## Work to be completed
Copy nothing but the stretch that opens with the line containing "Write a LaTeX" and closes with the line containing "(qBR) at (852,724);". Keep pictures out.

## Data records
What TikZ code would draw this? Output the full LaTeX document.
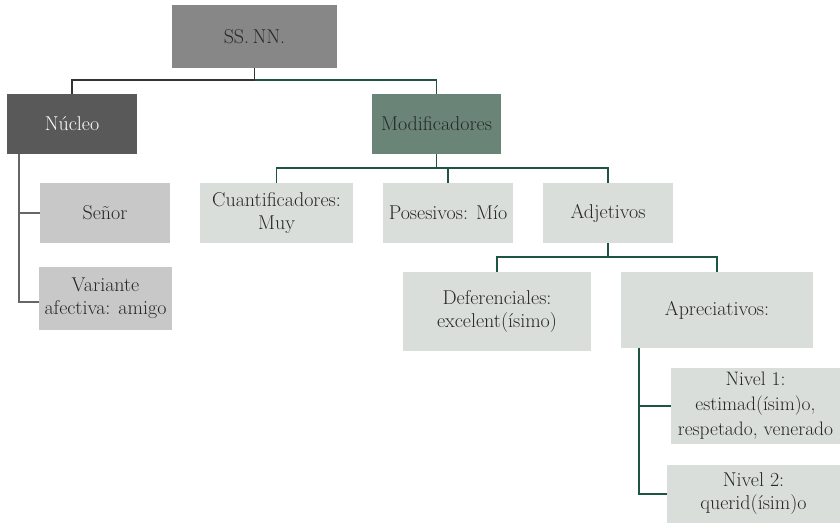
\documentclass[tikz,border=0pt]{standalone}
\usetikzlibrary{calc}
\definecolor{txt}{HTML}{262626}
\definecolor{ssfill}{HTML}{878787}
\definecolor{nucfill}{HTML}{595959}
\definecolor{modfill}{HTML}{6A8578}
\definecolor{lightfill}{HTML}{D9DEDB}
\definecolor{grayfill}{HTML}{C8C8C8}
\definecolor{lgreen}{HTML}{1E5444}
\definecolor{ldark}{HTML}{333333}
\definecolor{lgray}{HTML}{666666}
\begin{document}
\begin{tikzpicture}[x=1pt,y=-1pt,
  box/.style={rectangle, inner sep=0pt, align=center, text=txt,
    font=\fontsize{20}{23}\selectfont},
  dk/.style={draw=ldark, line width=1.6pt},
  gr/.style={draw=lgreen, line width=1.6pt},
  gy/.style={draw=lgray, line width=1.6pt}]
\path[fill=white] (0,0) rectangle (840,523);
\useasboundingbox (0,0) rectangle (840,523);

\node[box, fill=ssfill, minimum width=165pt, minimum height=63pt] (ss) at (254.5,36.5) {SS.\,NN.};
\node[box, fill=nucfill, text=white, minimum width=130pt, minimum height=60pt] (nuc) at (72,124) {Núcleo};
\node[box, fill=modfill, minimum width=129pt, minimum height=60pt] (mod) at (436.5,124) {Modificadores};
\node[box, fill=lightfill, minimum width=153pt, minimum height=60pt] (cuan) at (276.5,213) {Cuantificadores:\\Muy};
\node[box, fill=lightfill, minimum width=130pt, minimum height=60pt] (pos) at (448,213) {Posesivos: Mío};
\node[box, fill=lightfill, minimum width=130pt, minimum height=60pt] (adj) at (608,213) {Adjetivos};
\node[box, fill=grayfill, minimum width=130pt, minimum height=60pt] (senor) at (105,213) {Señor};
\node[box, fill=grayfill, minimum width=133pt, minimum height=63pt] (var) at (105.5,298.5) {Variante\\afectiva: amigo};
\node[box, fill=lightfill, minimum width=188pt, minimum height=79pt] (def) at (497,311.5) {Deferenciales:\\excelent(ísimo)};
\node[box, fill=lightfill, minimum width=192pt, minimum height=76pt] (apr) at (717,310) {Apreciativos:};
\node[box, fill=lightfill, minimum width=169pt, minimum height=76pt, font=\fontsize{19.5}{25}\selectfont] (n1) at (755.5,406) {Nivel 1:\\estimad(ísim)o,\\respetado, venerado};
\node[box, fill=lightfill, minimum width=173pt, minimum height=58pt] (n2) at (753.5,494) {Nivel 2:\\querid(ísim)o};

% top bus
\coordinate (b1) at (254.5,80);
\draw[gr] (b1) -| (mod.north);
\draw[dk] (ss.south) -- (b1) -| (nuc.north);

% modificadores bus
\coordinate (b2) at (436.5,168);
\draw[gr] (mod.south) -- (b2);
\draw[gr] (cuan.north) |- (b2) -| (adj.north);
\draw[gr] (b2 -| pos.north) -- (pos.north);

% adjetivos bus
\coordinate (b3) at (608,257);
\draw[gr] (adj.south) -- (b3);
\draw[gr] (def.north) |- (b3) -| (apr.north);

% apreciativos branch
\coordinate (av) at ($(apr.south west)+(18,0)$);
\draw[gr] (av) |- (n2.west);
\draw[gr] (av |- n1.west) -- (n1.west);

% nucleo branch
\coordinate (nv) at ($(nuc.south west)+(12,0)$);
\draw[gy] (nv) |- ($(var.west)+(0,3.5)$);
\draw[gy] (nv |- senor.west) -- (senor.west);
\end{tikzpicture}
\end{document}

* * *

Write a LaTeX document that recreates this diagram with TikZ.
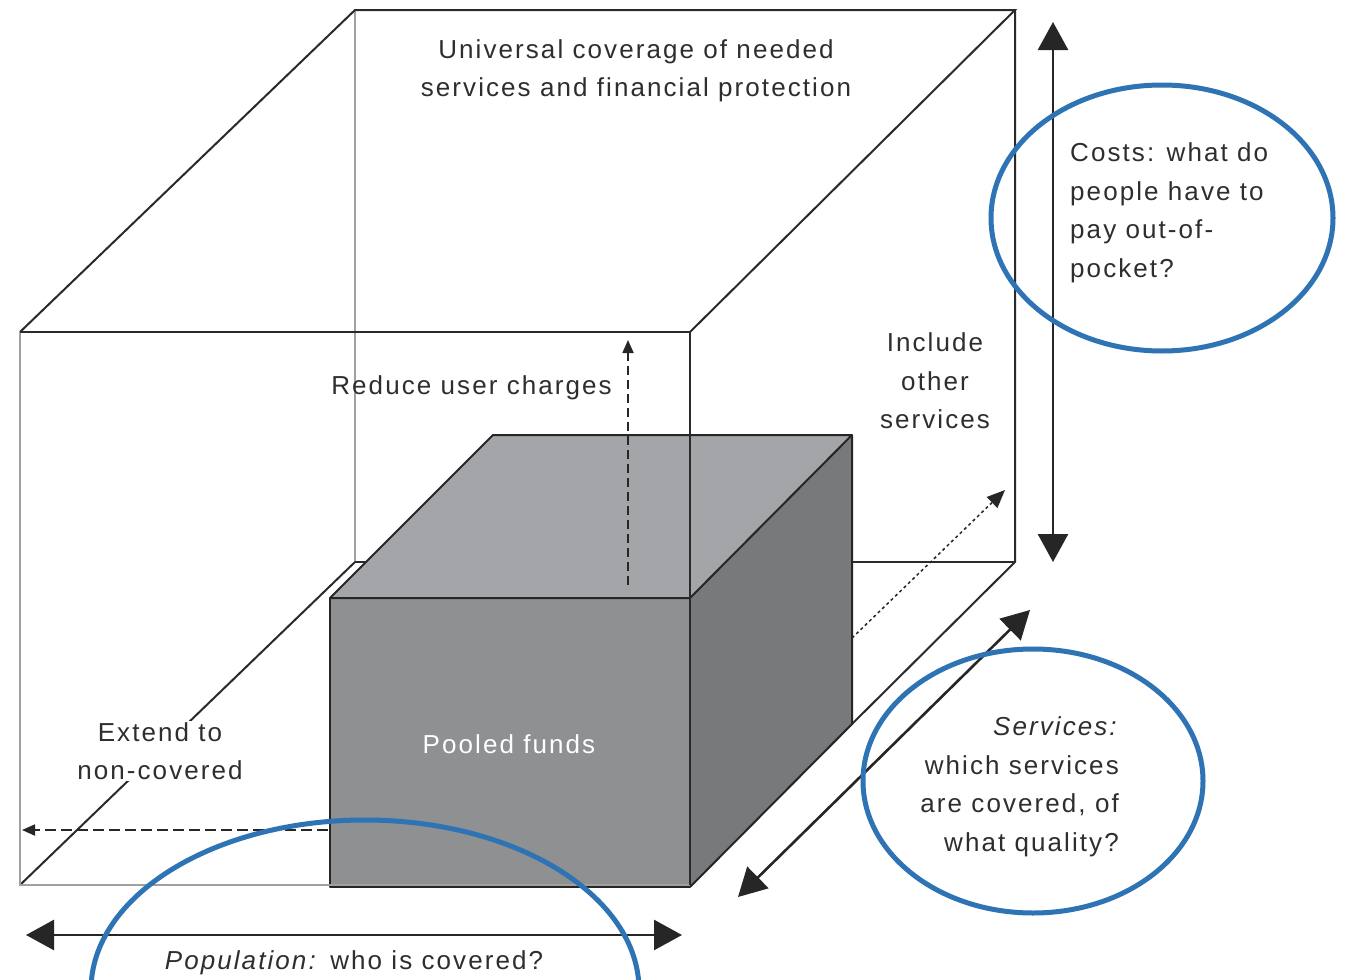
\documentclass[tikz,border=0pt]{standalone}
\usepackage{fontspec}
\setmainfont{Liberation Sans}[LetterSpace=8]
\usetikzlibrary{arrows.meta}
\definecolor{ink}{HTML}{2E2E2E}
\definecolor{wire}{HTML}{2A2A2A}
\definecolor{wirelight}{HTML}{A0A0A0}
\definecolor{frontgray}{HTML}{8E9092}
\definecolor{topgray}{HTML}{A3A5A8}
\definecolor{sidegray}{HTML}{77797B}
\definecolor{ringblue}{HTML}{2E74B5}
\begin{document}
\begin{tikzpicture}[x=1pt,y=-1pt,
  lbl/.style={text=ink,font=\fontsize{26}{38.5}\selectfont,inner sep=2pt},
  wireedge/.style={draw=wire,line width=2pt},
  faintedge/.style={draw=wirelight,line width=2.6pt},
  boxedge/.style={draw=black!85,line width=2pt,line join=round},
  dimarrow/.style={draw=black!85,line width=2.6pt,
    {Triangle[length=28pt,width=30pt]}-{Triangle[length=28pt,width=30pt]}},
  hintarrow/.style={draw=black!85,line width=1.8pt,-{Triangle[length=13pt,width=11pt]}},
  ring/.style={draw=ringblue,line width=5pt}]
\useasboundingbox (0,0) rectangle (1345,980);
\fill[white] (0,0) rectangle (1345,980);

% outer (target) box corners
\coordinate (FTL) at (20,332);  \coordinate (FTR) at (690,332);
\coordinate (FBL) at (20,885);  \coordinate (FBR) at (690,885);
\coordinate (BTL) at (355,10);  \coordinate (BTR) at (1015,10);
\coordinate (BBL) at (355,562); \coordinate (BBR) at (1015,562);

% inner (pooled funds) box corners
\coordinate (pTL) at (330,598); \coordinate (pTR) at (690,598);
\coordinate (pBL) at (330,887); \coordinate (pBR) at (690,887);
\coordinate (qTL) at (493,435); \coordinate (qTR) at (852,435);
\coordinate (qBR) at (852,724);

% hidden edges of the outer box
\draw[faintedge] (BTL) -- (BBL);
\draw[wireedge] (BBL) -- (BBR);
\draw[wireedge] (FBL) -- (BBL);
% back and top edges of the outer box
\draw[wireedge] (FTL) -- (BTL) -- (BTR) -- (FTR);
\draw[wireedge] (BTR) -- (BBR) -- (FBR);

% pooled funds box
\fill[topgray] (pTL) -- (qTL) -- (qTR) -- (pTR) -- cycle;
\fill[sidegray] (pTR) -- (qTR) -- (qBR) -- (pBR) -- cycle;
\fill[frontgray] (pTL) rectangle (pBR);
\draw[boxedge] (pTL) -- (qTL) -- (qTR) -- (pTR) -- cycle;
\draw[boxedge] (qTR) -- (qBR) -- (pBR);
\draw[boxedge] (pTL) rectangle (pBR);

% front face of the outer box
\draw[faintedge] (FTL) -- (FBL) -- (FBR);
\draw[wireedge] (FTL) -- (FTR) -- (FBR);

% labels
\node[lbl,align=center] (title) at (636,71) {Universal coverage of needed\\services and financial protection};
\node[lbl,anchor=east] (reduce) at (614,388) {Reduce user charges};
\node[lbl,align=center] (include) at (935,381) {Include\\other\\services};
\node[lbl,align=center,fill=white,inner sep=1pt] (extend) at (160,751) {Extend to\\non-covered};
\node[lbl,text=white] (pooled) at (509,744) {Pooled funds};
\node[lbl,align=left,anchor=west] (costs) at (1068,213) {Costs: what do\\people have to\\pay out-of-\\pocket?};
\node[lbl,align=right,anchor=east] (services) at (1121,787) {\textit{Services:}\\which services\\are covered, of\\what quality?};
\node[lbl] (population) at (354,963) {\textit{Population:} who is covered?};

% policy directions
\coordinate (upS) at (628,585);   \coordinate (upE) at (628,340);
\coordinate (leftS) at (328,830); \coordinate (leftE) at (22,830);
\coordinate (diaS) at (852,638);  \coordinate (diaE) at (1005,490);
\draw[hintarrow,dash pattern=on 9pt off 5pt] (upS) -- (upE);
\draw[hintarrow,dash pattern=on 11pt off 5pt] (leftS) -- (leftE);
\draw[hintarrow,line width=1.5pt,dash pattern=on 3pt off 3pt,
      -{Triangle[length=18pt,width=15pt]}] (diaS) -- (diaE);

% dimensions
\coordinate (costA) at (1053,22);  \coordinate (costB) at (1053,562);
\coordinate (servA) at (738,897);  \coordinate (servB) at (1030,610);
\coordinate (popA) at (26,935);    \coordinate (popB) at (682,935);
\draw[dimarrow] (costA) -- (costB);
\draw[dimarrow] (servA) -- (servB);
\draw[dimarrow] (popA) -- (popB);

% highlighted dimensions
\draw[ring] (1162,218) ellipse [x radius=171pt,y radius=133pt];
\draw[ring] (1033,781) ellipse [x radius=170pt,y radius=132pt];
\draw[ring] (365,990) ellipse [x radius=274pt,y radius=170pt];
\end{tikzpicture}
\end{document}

--

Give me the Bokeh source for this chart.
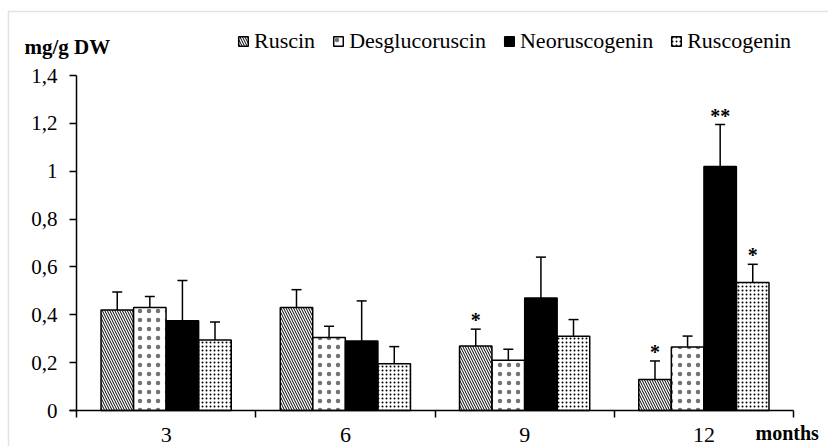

## Result
Write a LaTeX document that recreates this diagram with TikZ.
\documentclass[tikz,border=0pt]{standalone}
\usepackage{fontspec}
\setmainfont{Liberation Sans}[LetterSpace=8]
\usetikzlibrary{arrows.meta}
\definecolor{ink}{HTML}{2E2E2E}
\definecolor{wire}{HTML}{2A2A2A}
\definecolor{wirelight}{HTML}{A0A0A0}
\definecolor{frontgray}{HTML}{8E9092}
\definecolor{topgray}{HTML}{A3A5A8}
\definecolor{sidegray}{HTML}{77797B}
\definecolor{ringblue}{HTML}{2E74B5}
\begin{document}
\begin{tikzpicture}[x=1pt,y=-1pt,
  lbl/.style={text=ink,font=\fontsize{26}{38.5}\selectfont,inner sep=2pt},
  wireedge/.style={draw=wire,line width=2pt},
  faintedge/.style={draw=wirelight,line width=2.6pt},
  boxedge/.style={draw=black!85,line width=2pt,line join=round},
  dimarrow/.style={draw=black!85,line width=2.6pt,
    {Triangle[length=28pt,width=30pt]}-{Triangle[length=28pt,width=30pt]}},
  hintarrow/.style={draw=black!85,line width=1.8pt,-{Triangle[length=13pt,width=11pt]}},
  ring/.style={draw=ringblue,line width=5pt}]
\useasboundingbox (0,0) rectangle (1345,980);
\fill[white] (0,0) rectangle (1345,980);

% outer (target) box corners
\coordinate (FTL) at (20,332);  \coordinate (FTR) at (690,332);
\coordinate (FBL) at (20,885);  \coordinate (FBR) at (690,885);
\coordinate (BTL) at (355,10);  \coordinate (BTR) at (1015,10);
\coordinate (BBL) at (355,562); \coordinate (BBR) at (1015,562);

% inner (pooled funds) box corners
\coordinate (pTL) at (330,598); \coordinate (pTR) at (690,598);
\coordinate (pBL) at (330,887); \coordinate (pBR) at (690,887);
\coordinate (qTL) at (493,435); \coordinate (qTR) at (852,435);
\coordinate (qBR) at (852,724);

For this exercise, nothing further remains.